LITTLE ROCK, Ark. – If you’ve ever adopted a dog you’ve probably been a little iffy about their behavior.
Thanks to a group of volunteers at the Little Rock Animal Village staff carefully check all dogs’ behavior before they are adopted out. The volunteers hope that this process will help the dogs’ find a home easier.
Every year thousands of dogs end up at the Little Rock Animal Village. Some are surrendered by owners while others are picked up off the street.
“Some of these dogs have just been pinned up in the back yard and they haven’t had human interaction and defiantly haven’t had children interaction or other animal interaction,” said Toni Laux, a volunteer behavior assessor.
Laux says whenever a dog ends up at a shelter it is hard to know their history.
“The family comes in and they decide they really really like the dog and they take it home and then the dog bites the child and now that dog is under a protective custody warrant and more than likely be put to sleep,” Laux said.
The Canine Behavior Assessment Team is trying to change the numbers of dogs’ being put down.
“Once we identify if they are food aggressive or toy aggressive or need human touch than we can work on those behaviors,” Laux said.
All tests are recorded and use a number of tools to test how the dog reacts to humans and other pets.
“Give me that and he lets me take the bone.”
There are two assessors in the room at all times, one testing and the other taking notes.
“No response with ears”, one assessor says to the other.
They check all behaviors, even the dreaded tail grab that little kids love to do.
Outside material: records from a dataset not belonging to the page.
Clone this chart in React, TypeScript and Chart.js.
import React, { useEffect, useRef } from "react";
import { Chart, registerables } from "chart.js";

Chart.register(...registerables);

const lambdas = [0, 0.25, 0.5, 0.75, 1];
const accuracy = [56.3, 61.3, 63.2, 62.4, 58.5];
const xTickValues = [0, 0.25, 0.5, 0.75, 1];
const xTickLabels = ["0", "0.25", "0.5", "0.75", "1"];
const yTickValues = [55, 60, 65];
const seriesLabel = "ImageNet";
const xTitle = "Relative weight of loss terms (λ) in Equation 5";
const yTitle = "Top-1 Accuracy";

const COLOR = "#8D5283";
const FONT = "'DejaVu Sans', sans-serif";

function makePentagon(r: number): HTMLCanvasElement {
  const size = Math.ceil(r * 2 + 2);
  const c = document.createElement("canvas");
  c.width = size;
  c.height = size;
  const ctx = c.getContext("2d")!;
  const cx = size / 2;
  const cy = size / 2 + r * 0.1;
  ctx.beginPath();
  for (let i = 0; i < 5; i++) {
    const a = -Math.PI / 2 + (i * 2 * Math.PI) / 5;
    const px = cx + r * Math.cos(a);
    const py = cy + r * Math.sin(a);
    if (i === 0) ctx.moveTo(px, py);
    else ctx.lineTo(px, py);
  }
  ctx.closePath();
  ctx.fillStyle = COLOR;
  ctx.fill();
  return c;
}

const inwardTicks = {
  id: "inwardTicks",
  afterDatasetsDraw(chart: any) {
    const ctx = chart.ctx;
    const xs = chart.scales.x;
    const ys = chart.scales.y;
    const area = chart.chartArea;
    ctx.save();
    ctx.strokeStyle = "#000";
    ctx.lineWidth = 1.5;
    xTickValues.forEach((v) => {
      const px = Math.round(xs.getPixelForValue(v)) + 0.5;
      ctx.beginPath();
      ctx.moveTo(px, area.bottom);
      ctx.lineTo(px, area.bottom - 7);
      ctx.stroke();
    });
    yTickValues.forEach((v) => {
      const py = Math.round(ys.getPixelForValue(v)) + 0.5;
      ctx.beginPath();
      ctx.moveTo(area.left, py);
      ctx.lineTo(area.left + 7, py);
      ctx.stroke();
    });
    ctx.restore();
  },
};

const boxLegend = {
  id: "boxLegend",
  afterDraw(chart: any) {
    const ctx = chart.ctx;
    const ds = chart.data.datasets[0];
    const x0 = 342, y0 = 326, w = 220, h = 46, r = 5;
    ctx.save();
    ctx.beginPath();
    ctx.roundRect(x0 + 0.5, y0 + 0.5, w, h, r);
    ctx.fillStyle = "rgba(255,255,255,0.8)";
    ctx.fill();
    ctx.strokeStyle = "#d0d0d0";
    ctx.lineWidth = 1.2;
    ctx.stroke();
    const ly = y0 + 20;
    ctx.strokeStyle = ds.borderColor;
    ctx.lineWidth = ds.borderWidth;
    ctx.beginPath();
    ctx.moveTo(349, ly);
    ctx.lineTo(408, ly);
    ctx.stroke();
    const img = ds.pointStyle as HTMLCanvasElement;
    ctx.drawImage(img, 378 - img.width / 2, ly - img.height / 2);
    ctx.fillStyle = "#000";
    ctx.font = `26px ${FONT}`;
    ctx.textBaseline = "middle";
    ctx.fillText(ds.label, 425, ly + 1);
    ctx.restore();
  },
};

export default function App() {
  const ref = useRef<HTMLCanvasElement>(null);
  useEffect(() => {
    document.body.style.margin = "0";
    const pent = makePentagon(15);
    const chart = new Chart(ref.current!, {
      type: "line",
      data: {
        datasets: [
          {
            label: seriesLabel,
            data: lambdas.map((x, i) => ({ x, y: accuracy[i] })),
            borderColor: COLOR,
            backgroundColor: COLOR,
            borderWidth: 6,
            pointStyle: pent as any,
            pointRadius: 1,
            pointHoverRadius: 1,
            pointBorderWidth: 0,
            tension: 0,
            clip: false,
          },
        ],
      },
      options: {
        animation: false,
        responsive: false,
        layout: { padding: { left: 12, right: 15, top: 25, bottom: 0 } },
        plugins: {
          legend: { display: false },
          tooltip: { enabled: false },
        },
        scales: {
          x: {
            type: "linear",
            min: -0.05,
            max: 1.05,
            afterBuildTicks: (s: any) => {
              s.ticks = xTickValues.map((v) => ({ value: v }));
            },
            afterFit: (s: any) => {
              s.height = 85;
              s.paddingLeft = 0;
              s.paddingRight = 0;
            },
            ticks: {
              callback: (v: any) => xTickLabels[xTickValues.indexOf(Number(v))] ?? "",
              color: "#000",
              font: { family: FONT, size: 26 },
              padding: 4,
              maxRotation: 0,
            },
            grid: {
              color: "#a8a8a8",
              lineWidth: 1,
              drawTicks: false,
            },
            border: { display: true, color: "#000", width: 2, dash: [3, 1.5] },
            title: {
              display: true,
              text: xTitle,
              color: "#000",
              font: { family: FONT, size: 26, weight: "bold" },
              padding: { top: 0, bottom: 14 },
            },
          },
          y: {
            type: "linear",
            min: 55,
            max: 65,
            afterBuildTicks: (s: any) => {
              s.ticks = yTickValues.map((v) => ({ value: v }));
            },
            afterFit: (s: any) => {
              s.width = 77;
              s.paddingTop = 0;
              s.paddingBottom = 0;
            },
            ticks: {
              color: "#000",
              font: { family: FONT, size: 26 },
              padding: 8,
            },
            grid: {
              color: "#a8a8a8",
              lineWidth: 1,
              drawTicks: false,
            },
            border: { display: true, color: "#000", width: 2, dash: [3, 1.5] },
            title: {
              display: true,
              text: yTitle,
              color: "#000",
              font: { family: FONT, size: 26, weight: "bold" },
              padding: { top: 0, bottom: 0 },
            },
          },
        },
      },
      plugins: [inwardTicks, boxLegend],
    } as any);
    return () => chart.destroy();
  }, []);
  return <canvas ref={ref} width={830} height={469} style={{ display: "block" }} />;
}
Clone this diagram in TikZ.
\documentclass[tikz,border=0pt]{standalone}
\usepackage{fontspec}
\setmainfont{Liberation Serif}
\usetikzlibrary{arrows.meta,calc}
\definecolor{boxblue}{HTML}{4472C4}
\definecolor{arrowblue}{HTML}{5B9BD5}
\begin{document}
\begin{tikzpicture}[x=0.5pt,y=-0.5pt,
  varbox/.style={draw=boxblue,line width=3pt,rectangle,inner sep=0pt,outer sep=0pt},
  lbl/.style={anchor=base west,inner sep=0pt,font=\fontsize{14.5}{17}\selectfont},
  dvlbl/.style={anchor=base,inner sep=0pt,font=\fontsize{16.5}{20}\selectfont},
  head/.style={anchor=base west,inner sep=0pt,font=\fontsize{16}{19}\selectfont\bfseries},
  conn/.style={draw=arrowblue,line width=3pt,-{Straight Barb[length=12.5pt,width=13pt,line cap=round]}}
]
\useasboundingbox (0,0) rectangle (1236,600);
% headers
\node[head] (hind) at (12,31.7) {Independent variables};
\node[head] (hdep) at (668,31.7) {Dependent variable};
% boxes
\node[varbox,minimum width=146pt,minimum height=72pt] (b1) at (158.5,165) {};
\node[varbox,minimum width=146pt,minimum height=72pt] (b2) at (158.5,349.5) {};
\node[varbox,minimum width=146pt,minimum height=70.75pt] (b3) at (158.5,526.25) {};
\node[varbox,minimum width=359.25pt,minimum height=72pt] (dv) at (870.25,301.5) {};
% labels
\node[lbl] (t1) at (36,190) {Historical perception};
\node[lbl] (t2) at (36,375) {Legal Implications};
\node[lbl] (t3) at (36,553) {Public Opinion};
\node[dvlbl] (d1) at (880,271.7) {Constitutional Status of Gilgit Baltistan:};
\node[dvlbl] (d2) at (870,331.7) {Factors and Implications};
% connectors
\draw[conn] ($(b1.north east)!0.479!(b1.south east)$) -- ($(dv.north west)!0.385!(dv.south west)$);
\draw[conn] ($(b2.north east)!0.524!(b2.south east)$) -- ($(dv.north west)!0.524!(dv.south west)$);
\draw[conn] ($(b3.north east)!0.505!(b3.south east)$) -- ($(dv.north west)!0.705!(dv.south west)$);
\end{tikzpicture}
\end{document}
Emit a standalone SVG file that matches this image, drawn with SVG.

This is all to make sure your pet is ready for home life.
“It gives you a little more of assurance that you are not going to get that dog home and suddenly have an issue with you touching their food or taking a toy from them, things that you could see if you were meeting them at the shelter,” said Betsy Robb, a friend of the Little Rock Animal Village.
Without these test that the volunteers are doing, none of this could be done.
The volunteers continue to work with the dogs’ until they pass their behavior test. The test must be passed before the dog can be adopted.